«Внутренний голос мне говорит… Не знаю, как описать высоту уважаемого господина, чтобы ни на волос не уменьшить высокого достоинства….» Дальше я уже не помню, что я там написал, но помню, что письмо я писал целых три дня, писал и рвал, пока, с Божьей помощью, не получилось отшлифованное письмо на святом языке к тестю.
Тут как раз пришёл переписчик, который учил детей писать на идиш и на русском. Он ежедневно приходил домой к деду, обучая письму его девочек, но меня отец не хотел отдать переписчику. Я сам приходил в то время, когда он учил отцовских сестёр и учился без разрешения отца. Однажды мне переписчик сказал:
«Почему бы тебе не послать привет невесте?»
Мне это понравилось. Я ему дал пятьдесят копеек, и он мне написал приветственное письмо. Оно уже было на идиш:
«Сердечно приветствую свою дорогую наречённую и благодарю за дорогой подарок. Твой любящий наречённый Ехезкель».
Чтобы письмо получилось более изысканным, я переделал и переписал несколько слов. Но тут вышла чернильная клякса, там – слово плохо получилось, и я всё переписал. Промучился пять дней и справился; после чегодал отцу, чтобы он приписал привет. Он глянул на клочок бумаги и моментально отвесил мне две здоровых оплеухи.
«Немцем уже заделался?[158]
, - и скажи мне сию минуту, кто тебе это написал?»Я, по своей наивности, признался.
«Так он тебя сделает немцем!…»
И он предупредил, чтобы никто в семье не учился у переписчика. Вскоре распространился слух, что переписчик делает всех детей апикойресами, и его выслали из Каменца.
У каменецкого раввина был сын в Пинске, который как-то раз приехал к отцу в гости и привёз с собой шестнадцатилетнюю девушку. Моя мама, находясь у дяди, спросила у этой девушки, знает ли она в Пинске невесту Хацкеля, и девушка ответила, что знает её хорошо: невеста уродлива, с рябым лицом, с гнусавым голосом, шлимазлница.
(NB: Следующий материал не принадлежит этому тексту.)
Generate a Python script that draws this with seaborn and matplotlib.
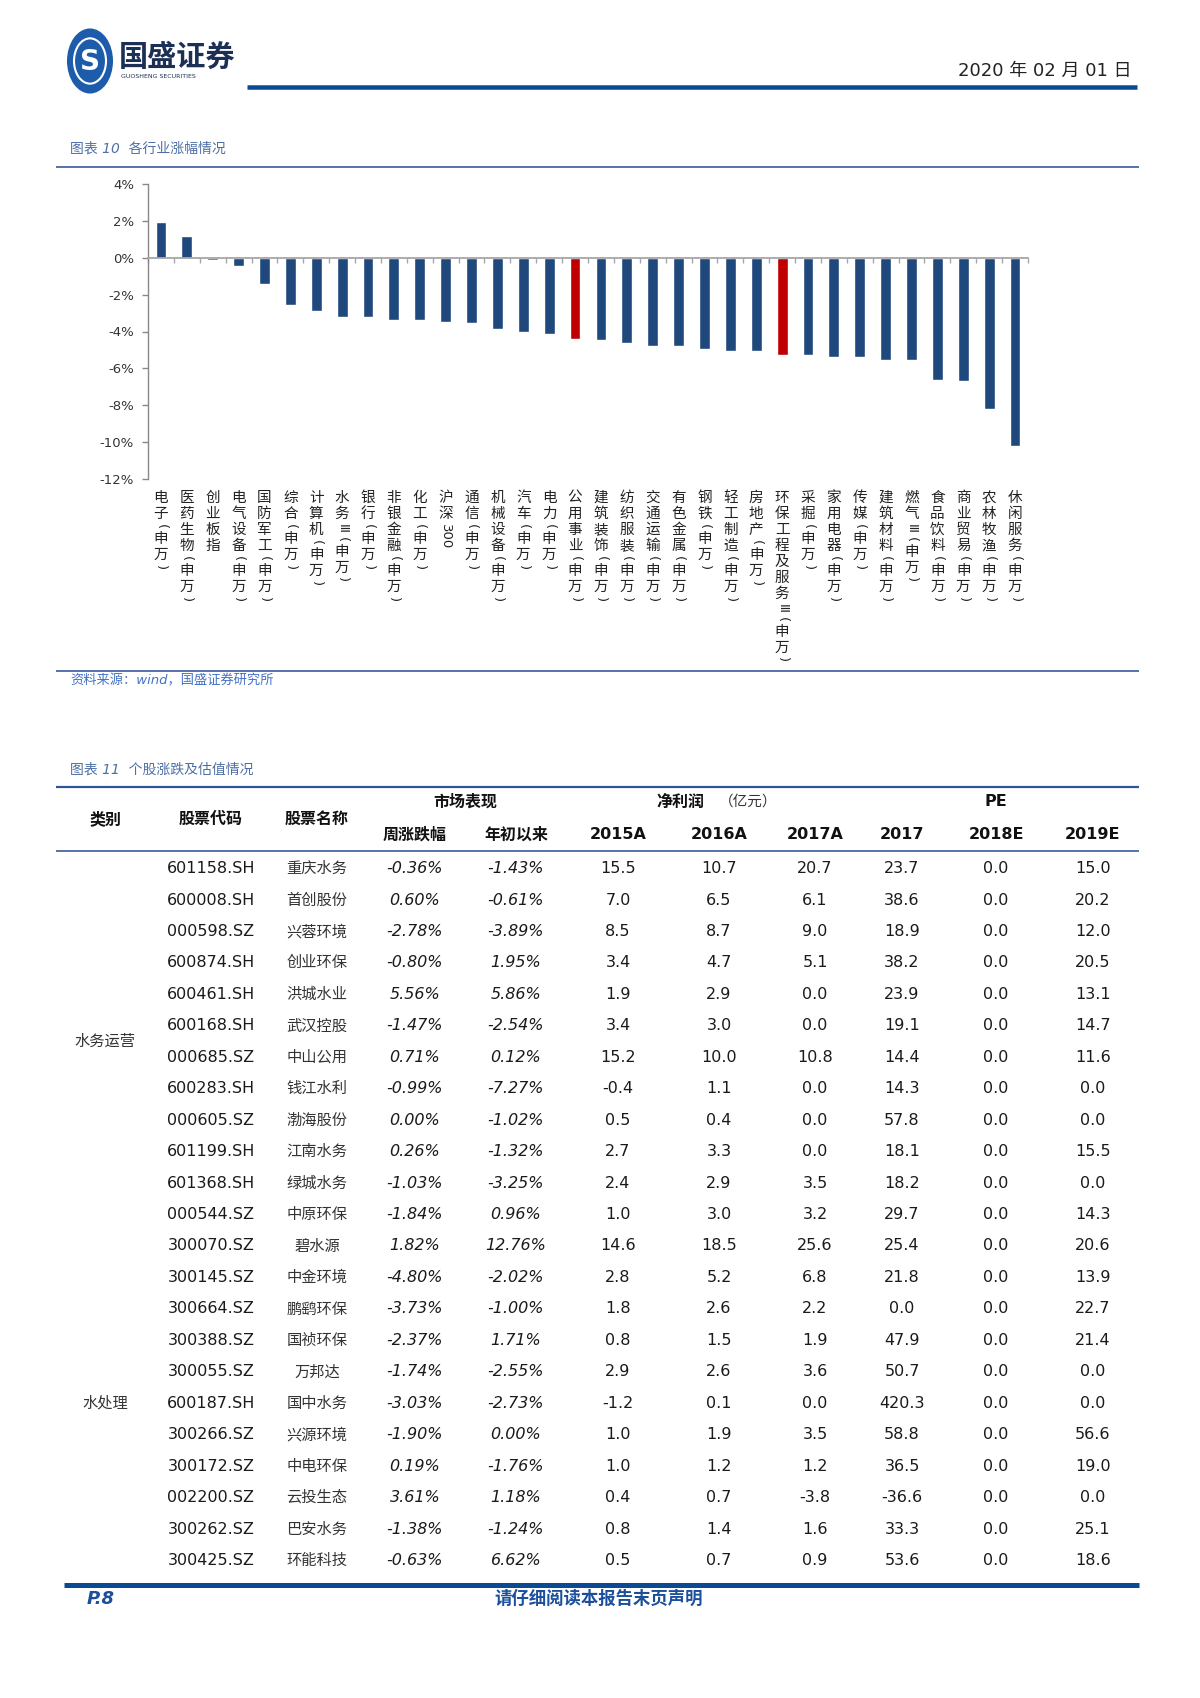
import numpy as np
import pandas as pd
import matplotlib
matplotlib.use('Agg')
import matplotlib.pyplot as plt
import matplotlib.transforms as mtransforms
from matplotlib.lines import Line2D
from matplotlib.patches import Circle
import seaborn as sns

# ---------------- data ----------------
industries = ['电子(申万)', '医药生物(申万)', '创业板指', '电气设备(申万)', '国防军工(申万)',
              '综合(申万)', '计算机(申万)', '水务Ⅲ(申万)', '银行(申万)', '非银金融(申万)',
              '化工(申万)', '沪深300', '通信(申万)', '机械设备(申万)', '汽车(申万)',
              '电力(申万)', '公用事业(申万)', '建筑装饰(申万)', '纺织服装(申万)', '交通运输(申万)',
              '有色金属(申万)', '钢铁(申万)', '轻工制造(申万)', '房地产(申万)', '环保工程及服务Ⅲ(申万)',
              '采掘(申万)', '家用电器(申万)', '传媒(申万)', '建筑材料(申万)', '燃气Ⅲ(申万)',
              '食品饮料(申万)', '商业贸易(申万)', '农林牧渔(申万)', '休闲服务(申万)']
changes = [1.92, 1.18, -0.13, -0.45, -1.43, -2.57, -2.91, -3.22, -3.24, -3.40,
           -3.40, -3.49, -3.56, -3.89, -4.05, -4.13, -4.41, -4.47, -4.63, -4.79,
           -4.79, -4.96, -5.05, -5.05, -5.28, -5.29, -5.37, -5.37, -5.54, -5.54,
           -6.61, -6.68, -8.23, -10.21]
highlight = ['公用事业(申万)', '环保工程及服务Ⅲ(申万)']
ytick_vals = [4, 2, 0, -2, -4, -6, -8, -10, -12]
ytick_labels = ['4%', '2%', '0%', '-2%', '-4%', '-6%', '-8%', '-10%', '-12%']

codes = ['601158.SH', '600008.SH', '000598.SZ', '600874.SH', '600461.SH', '600168.SH',
         '000685.SZ', '600283.SH', '000605.SZ', '601199.SH', '601368.SH', '000544.SZ',
         '300070.SZ', '300145.SZ', '300664.SZ', '300388.SZ', '300055.SZ', '600187.SH',
         '300266.SZ', '300172.SZ', '002200.SZ', '300262.SZ', '300425.SZ']
names = ['重庆水务', '首创股份', '兴蓉环境', '创业环保', '洪城水业', '武汉控股', '中山公用',
         '钱江水利', '渤海股份', '江南水务', '绿城水务', '中原环保', '碧水源', '中金环境',
         '鹏鹞环保', '国祯环保', '万邦达', '国中水务', '兴源环境', '中电环保', '云投生态',
         '巴安水务', '环能科技']
week_chg = [-0.36, 0.60, -2.78, -0.80, 5.56, -1.47, 0.71, -0.99, 0.00, 0.26, -1.03, -1.84,
            1.82, -4.80, -3.73, -2.37, -1.74, -3.03, -1.90, 0.19, 3.61, -1.38, -0.63]
ytd_chg = [-1.43, -0.61, -3.89, 1.95, 5.86, -2.54, 0.12, -7.27, -1.02, -1.32, -3.25, 0.96,
           12.76, -2.02, -1.00, 1.71, -2.55, -2.73, 0.00, -1.76, 1.18, -1.24, 6.62]
np_2015a = [15.5, 7.0, 8.5, 3.4, 1.9, 3.4, 15.2, -0.4, 0.5, 2.7, 2.4, 1.0,
            14.6, 2.8, 1.8, 0.8, 2.9, -1.2, 1.0, 1.0, 0.4, 0.8, 0.5]
np_2016a = [10.7, 6.5, 8.7, 4.7, 2.9, 3.0, 10.0, 1.1, 0.4, 3.3, 2.9, 3.0,
            18.5, 5.2, 2.6, 1.5, 2.6, 0.1, 1.9, 1.2, 0.7, 1.4, 0.7]
np_2017a = [20.7, 6.1, 9.0, 5.1, 0.0, 0.0, 10.8, 0.0, 0.0, 0.0, 3.5, 3.2,
            25.6, 6.8, 2.2, 1.9, 3.6, 0.0, 3.5, 1.2, -3.8, 1.6, 0.9]
pe_2017 = [23.7, 38.6, 18.9, 38.2, 23.9, 19.1, 14.4, 14.3, 57.8, 18.1, 18.2, 29.7,
           25.4, 21.8, 0.0, 47.9, 50.7, 420.3, 58.8, 36.5, -36.6, 33.3, 53.6]
pe_2018e = [0.0, 0.0, 0.0, 0.0, 0.0, 0.0, 0.0, 0.0, 0.0, 0.0, 0.0, 0.0,
            0.0, 0.0, 0.0, 0.0, 0.0, 0.0, 0.0, 0.0, 0.0, 0.0, 0.0]
pe_2019e = [15.0, 20.2, 12.0, 20.5, 13.1, 14.7, 11.6, 0.0, 0.0, 15.5, 0.0, 14.3,
            20.6, 13.9, 22.7, 21.4, 0.0, 0.0, 56.6, 19.0, 0.0, 25.1, 18.6]
group_labels = ['水务运营', '水处理']
group_sizes = [12, 11]

# ---------------- style ----------------
sns.set_theme(style='white')
plt.rcParams['font.family'] = ['DejaVu Sans', 'Noto Sans CJK SC']
plt.rcParams['axes.unicode_minus'] = False
CJK = ['Noto Sans CJK SC', 'DejaVu Sans']

W, H = 1200, 1698
fig = plt.figure(figsize=(W / 100, H / 100), dpi=100)
fig.patch.set_facecolor('white')


def T(x, y, s, **kw):
    return fig.text(x / W, 1 - y / H, s, **kw)


def L(x0, x1, y, lw_px, color):
    fig.add_artist(Line2D([x0 / W, x1 / W], [1 - y / H, 1 - y / H], transform=fig.transFigure,
                          lw=lw_px * 0.72, color=color, solid_capstyle='butt'))


BLUE = '#0B4A93'
TITLE_BLUE = '#4E6FA6'

# ---------------- page header ----------------
logo = Circle((90 / W, 1 - 61 / H), 23 / W, transform=fig.transFigure, facecolor='#1D5CAB',
              edgecolor='none')
fig.add_artist(logo)
ring = Circle((90 / W, 1 - 61 / H), 16 / W, transform=fig.transFigure, facecolor='none',
              edgecolor='white', lw=1.5)
fig.add_artist(ring)
T(90, 62, 'S', fontsize=20, fontweight='bold', color='white', ha='center', va='center')
T(119, 57, '国盛证券', fontsize=21, fontweight='bold', color='#1C2F55', ha='left', va='center',
  family=CJK)
T(121, 77, 'GUOSHENG SECURITIES', fontsize=4.5, color='#1C2F55', ha='left', va='center')
T(1132, 71, '2020 年 02 月 01 日', fontsize=13, color='#222222', ha='right', va='center')
L(247, 1137, 87, 4.5, BLUE)

# ---------------- chart section ----------------
T(70, 149, '图表 10  各行业涨幅情况', fontsize=10, color=TITLE_BLUE, ha='left', va='center',
  fontstyle='italic')
L(56, 1139, 167, 1.6, '#2F5597')

ax = fig.add_axes([148 / W, 1 - 479 / H, 880 / W, 295 / H])
df = pd.DataFrame({'industry': industries, 'change': changes})
palette = {k: ('#C00000' if k in highlight else '#1F497D') for k in industries}
sns.barplot(data=df, x='industry', y='change', hue='industry', palette=palette,
            legend=False, width=0.42, saturation=1, ax=ax)
ax.set_xlim(-0.5, len(industries) - 0.5)
ax.set_ylim(-12, 4)
ax.set_xlabel('')
ax.set_ylabel('')
ax.set_yticks(ytick_vals)
ax.set_yticklabels(ytick_labels, fontsize=9.5, color='#333333')
ax.tick_params(axis='y', which='major', direction='out', length=4, width=1, color='#888888',
               pad=6, left=True)
for s in ['top', 'right']:
    ax.spines[s].set_visible(False)
ax.spines['left'].set_color('#888888')
ax.spines['left'].set_linewidth(1.0)
ax.spines['bottom'].set_position(('data', 0))
ax.spines['bottom'].set_color('#A6A6A6')
ax.spines['bottom'].set_linewidth(1.3)
ax.set_xticks(np.arange(len(industries)))
ax.set_xticklabels([''] * len(industries))
ax.tick_params(axis='x', which='major', length=0)
ax.set_xticks(np.arange(-0.5, len(industries), 1.0), minor=True)
ax.tick_params(axis='x', which='minor', direction='out', length=3.5, width=1, color='#A6A6A6',
               bottom=True)
ax.grid(False)
ax.set_facecolor('white')


def label_units(label):
    units = []
    i = 0
    while i < len(label):
        c = label[i]
        if c.isascii() and c.isdigit():
            j = i
            while j < len(label) and label[j].isascii() and label[j].isdigit():
                j += 1
            units.append((label[i:j], -90, 0.6 * (j - i)))
            i = j
            continue
        if c in '()':
            units.append((c, -90, 0.55))
        elif c == 'Ⅲ':
            units.append((c, -90, 0.8))
        else:
            units.append((c, 0, 1.0))
        i += 1
    return units


blend = mtransforms.blended_transform_factory(ax.transData, fig.transFigure)
top_px = 490.0
step = 16.0
for i, lab in enumerate(industries):
    cum = 0.0
    for txt, rot, f in label_units(lab):
        yc = top_px + (cum + f / 2.0) * step
        fam = CJK if rot == 0 else ['DejaVu Sans', 'Noto Sans CJK SC']
        ax.text(i, 1 - yc / H, txt, transform=blend, rotation=rot, ha='center', va='center',
                fontsize=10.5 if rot == 0 else 9.5, color='#222222', family=fam,
                rotation_mode='anchor' if rot == 0 else 'default', clip_on=False)
        cum += f

L(56, 1139, 671, 1.6, '#2F5597')
T(70, 681, '资料来源：wind，国盛证券研究所', fontsize=9.5, color='#4472C4', ha='left', va='center',
  fontstyle='italic')

# ---------------- table section ----------------
T(70, 770, '图表 11  个股涨跌及估值情况', fontsize=10, color=TITLE_BLUE, ha='left', va='center',
  fontstyle='italic')
L(56, 1139, 787, 2.2, '#2F5597')
L(56, 1139, 851, 1.6, '#2F5597')

col_x = [105, 211, 317, 415, 516, 618, 719, 815, 902, 996, 1093]
HB = dict(fontsize=11.5, fontweight='bold', color='#111111', ha='center', va='center')
T(col_x[0], 819, '类别', family=CJK, **HB)
T(col_x[1], 819, '股票代码', family=CJK, **HB)
T(col_x[2], 819, '股票名称', family=CJK, **HB)
T((col_x[3] + col_x[4]) / 2, 802, '市场表现', family=CJK, **HB)
T(680, 802, '净利润', family=CJK, **HB)
T(748, 802, '（亿元）', family=CJK, fontsize=10.5, color='#333333', ha='center', va='center')
T(col_x[9], 802, 'PE', **HB)
T(col_x[3], 835, '周涨跌幅', family=CJK, **HB)
T(col_x[4], 835, '年初以来', family=CJK, **HB)
for cx, h in zip(col_x[5:], ['2015A', '2016A', '2017A', '2017', '2018E', '2019E']):
    T(cx, 835, h, **HB)

row0, rstep = 868.6, 31.45
NUM = dict(fontsize=11.5, color='#1A1A1A', ha='center', va='center')
for r in range(len(codes)):
    y = row0 + r * rstep
    T(col_x[1], y, codes[r], **NUM)
    T(col_x[2], y, names[r], family=CJK, fontsize=11, color='#333333', ha='center', va='center')
    T(col_x[3], y, f'{week_chg[r]:.2f}%', fontstyle='italic', **NUM)
    T(col_x[4], y, f'{ytd_chg[r]:.2f}%', fontstyle='italic', **NUM)
    for cx, arr in zip(col_x[5:], [np_2015a, np_2016a, np_2017a, pe_2017, pe_2018e, pe_2019e]):
        T(cx, y, f'{arr[r]:.1f}', **NUM)

start = 0
for g, n in zip(group_labels, group_sizes):
    y = row0 + (start + (n - 1) / 2.0) * rstep
    T(col_x[0], y, g, family=CJK, fontsize=11, color='#333333', ha='center', va='center')
    start += n

# ---------------- footer ----------------
L(64, 1139, 1585, 5, BLUE)
T(87, 1599, 'P.8', fontsize=13, fontweight='bold', fontstyle='italic', color='#1B4F9C',
  ha='left', va='center')
T(599, 1599, '请仔细阅读本报告末页声明', fontsize=12.5, fontweight='bold', color='#1B4F9C',
  ha='center', va='center', family=CJK)

fig.savefig('out.png', dpi=100, facecolor='white')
Мама заплакала, но было поздно: в те времена отказаться от уже подписанных условий было хуже, чем развестись. Она всё рассказала отцу.
«И что с того, что она уродливая? – Ответил ей отец, - была бы у них удача, и она похорошеет».
А при слове «шлимазлница» он усмехнулся и сказал:
«Между нами говоря, а ты что – прекрасная хозяйка?»
И он рассмеялся. История стала известна во всей семье и дошла до меня. Горе, которое я испытал, невозможно описать. Я всегда завидовал тем, у кого была красивая жена, а на хозяйских детей с уродливыми жёнами смотрел с жалостью. Мне казалось, что жизнь – не жизнь, если жена уродлива.
Семья стала интересоваться моей невестой – правда ли, что она уродлива, и после всестороннего выяснения оказалось, что невеста как раз красивая, к тому же большая рукодельница и хорошая хозяйка. Выяснилось это, однако, через год после подписания условий. Целый год я смертельно страдал, не смея никого спросить о невесте и даже упомянуть её имя.
«Условия» мои тянулись два с половиной года. Невеста, как уже говорилось, была сиротой, и в доме у них решили, что Котики – такая важная семья, что там наряжаются, ходят франтами. И опасались за свой гардероб… тем более, опасались вложить деньги, которые причитались как приданое[159]
…И с нашей стороны было препятствие. Тогда как раз отменили крепостное право, помещики обеднели, приближалось польское восстание, и аренда прекратилась. Мы все остались без заработка, и со свадьбой пришлось подождать.
Прежде у меня была забота – не уродлива ли моя невеста, но потом, когда меня уверили, что она красива, пришлось, к моей великой досаде, свадьбу отложить. Я стал тосковать по ком-то, кого совсем не знал, и мне – признаюсь со стыдом – так хотелось женится! К тому же меня огорчало и то, что я не мог заниматься и читать учёные книги.
Я всё ещё учился у Ицхок-Ойшера «с наморщенным лбом», как мы с товарищем его называли. Но к тому времени у дяди-раввина испортились глаза, он поехал в Варшаву, и доктор сказал, что глаза у него испортились оттого, что он слишком много смотрел в книги. Теперь - один глаз совсем не будет видеть, а второй – если не читать – кое-как послужит.